Aim. In the lines below, output everything from the first line through the line containing "d in dates]" exactly as it is. Pictures are not part of the output.

Material.

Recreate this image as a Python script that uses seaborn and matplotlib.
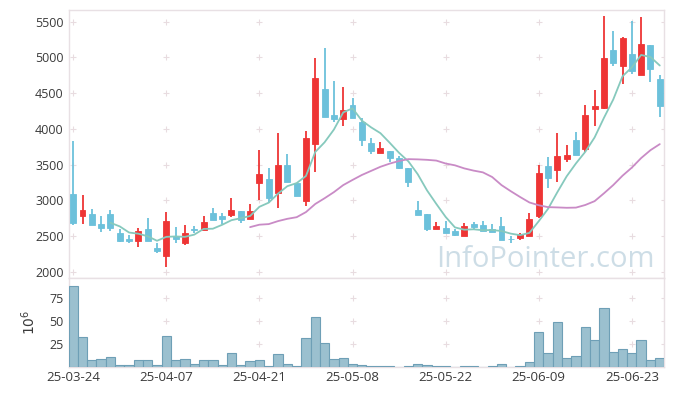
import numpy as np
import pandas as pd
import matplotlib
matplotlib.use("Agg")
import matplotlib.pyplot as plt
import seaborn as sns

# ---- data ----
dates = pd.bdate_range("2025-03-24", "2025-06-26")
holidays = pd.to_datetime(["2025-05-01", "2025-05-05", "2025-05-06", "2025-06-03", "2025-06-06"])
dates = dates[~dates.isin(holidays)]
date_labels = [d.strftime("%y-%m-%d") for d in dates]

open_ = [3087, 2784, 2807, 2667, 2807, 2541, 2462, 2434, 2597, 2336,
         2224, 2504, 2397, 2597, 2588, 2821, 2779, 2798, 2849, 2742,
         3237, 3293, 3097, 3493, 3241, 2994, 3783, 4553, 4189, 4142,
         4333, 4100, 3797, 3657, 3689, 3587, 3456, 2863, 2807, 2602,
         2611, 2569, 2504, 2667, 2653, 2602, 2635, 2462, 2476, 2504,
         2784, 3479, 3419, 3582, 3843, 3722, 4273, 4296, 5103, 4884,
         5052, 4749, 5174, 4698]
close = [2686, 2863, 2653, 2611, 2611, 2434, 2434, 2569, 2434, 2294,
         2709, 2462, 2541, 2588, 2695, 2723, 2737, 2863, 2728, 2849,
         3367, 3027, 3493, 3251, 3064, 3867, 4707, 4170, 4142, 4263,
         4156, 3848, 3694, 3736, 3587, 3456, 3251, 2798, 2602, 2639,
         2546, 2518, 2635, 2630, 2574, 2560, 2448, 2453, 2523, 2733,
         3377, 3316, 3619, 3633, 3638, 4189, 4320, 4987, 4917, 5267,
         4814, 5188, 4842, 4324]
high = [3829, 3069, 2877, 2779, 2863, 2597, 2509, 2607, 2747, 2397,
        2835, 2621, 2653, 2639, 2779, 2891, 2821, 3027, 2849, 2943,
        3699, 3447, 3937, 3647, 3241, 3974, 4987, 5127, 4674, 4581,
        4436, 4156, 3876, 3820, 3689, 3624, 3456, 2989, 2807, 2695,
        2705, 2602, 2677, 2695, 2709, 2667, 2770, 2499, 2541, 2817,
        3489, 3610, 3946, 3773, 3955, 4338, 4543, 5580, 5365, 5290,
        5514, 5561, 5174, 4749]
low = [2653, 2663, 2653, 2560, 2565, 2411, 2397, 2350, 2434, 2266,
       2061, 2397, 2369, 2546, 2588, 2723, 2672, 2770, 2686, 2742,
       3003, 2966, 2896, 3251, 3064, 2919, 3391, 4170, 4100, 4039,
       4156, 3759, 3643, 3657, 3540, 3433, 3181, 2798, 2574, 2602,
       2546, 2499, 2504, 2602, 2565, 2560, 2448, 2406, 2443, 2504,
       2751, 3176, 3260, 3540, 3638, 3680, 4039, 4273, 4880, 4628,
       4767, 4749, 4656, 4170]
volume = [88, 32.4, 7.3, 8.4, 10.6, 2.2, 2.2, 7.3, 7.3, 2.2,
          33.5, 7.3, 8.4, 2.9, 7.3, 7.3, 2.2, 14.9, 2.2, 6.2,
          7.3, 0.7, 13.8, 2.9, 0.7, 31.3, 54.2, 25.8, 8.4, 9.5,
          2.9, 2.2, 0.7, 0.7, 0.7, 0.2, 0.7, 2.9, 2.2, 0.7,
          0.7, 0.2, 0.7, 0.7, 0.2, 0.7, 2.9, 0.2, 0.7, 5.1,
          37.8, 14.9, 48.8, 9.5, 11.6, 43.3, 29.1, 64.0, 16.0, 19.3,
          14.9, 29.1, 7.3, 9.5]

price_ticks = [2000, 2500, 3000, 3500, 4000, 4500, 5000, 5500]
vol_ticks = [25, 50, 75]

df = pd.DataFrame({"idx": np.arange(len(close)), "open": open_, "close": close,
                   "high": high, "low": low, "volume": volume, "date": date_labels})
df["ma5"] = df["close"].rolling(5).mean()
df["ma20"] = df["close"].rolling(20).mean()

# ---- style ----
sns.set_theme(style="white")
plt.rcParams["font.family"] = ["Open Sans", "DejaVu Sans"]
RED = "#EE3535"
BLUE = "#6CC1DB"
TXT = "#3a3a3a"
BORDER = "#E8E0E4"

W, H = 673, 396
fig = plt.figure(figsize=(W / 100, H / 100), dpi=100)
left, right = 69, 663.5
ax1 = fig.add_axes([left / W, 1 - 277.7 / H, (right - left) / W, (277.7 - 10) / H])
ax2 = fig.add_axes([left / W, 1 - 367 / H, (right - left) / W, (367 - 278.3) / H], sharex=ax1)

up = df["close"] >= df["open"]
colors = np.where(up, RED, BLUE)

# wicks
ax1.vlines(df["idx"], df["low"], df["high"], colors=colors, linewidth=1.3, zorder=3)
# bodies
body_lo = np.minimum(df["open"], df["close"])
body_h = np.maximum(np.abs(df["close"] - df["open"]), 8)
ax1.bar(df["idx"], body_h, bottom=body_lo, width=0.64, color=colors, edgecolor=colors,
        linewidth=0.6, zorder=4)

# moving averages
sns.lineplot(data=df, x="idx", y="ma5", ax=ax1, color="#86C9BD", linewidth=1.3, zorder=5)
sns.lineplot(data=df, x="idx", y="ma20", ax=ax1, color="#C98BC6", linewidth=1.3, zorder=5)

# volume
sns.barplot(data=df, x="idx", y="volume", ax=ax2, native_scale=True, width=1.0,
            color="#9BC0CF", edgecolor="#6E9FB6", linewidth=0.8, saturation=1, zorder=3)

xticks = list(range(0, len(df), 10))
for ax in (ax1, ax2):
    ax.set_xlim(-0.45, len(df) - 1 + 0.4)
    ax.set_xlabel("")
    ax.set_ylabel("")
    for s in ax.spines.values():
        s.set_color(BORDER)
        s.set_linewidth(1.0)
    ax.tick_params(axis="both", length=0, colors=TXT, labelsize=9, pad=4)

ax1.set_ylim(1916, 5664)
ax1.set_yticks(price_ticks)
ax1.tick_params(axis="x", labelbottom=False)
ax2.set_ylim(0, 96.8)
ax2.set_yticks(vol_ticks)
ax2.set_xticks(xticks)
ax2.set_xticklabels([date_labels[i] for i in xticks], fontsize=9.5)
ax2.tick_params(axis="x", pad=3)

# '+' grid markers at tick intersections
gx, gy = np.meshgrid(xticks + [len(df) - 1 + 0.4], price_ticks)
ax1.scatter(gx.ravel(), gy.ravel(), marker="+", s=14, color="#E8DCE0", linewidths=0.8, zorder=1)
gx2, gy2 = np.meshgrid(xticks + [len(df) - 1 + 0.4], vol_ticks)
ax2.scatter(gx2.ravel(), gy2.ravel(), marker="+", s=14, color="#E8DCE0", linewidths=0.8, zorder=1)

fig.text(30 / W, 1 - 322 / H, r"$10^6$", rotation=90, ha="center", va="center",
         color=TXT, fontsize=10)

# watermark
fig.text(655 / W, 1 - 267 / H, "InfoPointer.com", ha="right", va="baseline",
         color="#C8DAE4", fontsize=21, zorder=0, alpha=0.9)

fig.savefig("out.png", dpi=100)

Solution for this problem.
Recreate this image as a Python script that uses seaborn and matplotlib.
import numpy as np
import pandas as pd
import matplotlib
matplotlib.use("Agg")
import matplotlib.pyplot as plt
import seaborn as sns

# ---- data ----
dates = pd.bdate_range("2025-03-24", "2025-06-26")
holidays = pd.to_datetime(["2025-05-01", "2025-05-05", "2025-05-06", "2025-06-03", "2025-06-06"])
dates = dates[~dates.isin(holidays)]
date_labels = [d.strftime("%y-%m-%d") for d in dates]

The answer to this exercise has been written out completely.